The research field AGI Limits of Engineerable Control & Safety Impossibility Theorems (AGILECSIT) has the purpose of verifying (both the empirical soundness of premises and validity of formal reasoning of):
Theoretical limits to controlling any AGI using any method of causation.
Threat models of AGI convergent dynamics that are impossible to control (by 1.).
Impossibility theorems, by contradiction of ‘long-term AGI safety’ with convergence result (2.)
~ ~ ~
Definitions and Distinctions
‘AGI convergent dynamic that is impossible to control’:
Iterated interactions of AGI internals (with connected surroundings of environment) that converge on (unsafe) conditions, where the space of interactions falls outside even one theoretical limit of control.
In theory, the control of system A over system B means that A can influence system B to achieve A’s desired subset of state space [Source: https://arxiv.org/pdf/2109.00484.pdf].
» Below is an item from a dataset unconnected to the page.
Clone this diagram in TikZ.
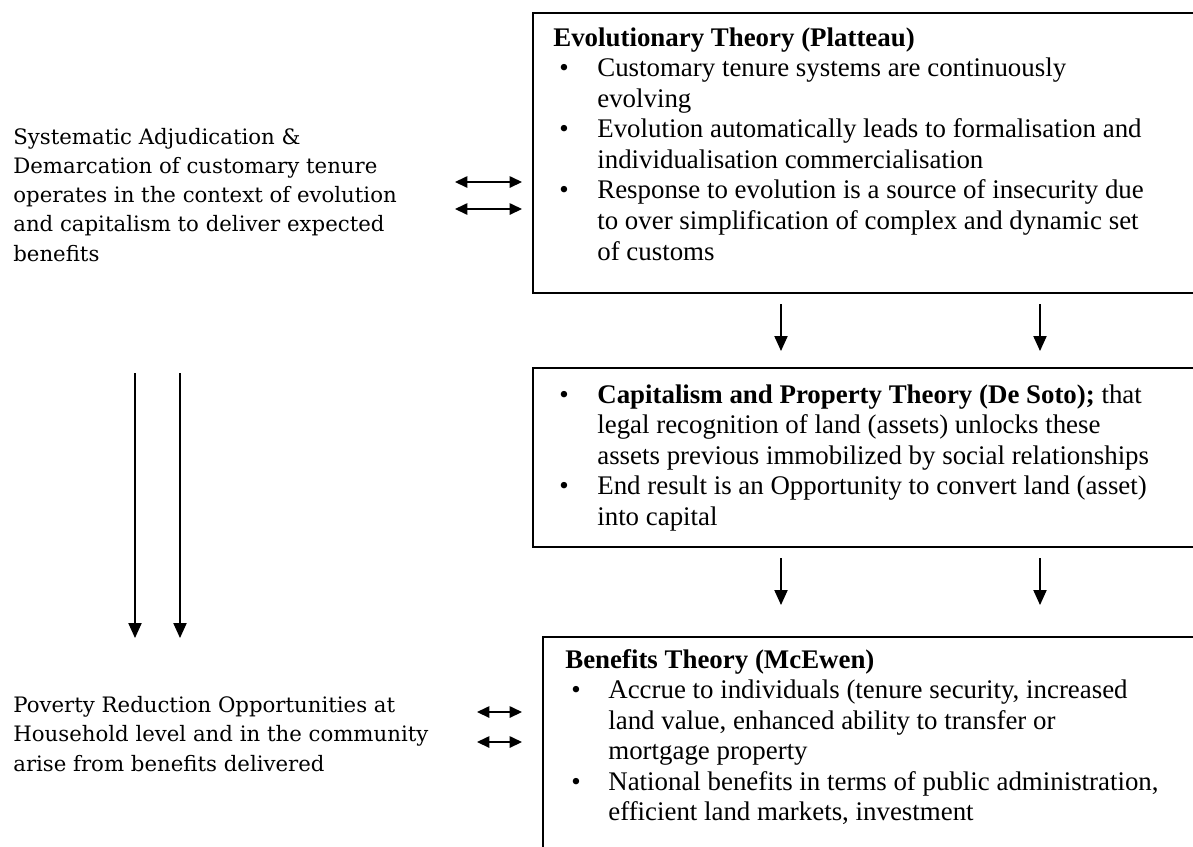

In practice, to engineer control of AGI requires simulating or detecting any unsafe effects internally, and then preventing or correcting those effects externally.
In theory: into perpetuity.
In practice: over a thousand years.
Ambient conditions/contexts around planet Earth changed by the operation of AGI fall within the environmental range that humans need to survive (a minimum-threshold definition).
That the notion of ‘artificial intelligence’ (AI) can be either “narrow” or “general”:
That the notion of ‘narrow AI’ specifically implies:
a single domain of sense and action.
no possibility for self base-code modification.
a single well-defined meta-algorithm.
that all aspects of its own self agency/intention are fully defined by its builders/developers/creators.
That the notion of ‘general AI’ specifically implies:
multiple domains of sense/action;
intrinsic non-reducible possibility for self-modification;
and that/therefore; that the meta-algorithm is effectively arbitrary; hence;
that it is inherently undecidable as to whether all aspects of its own self agency/intention are fully defined by only its builders/developers/creators.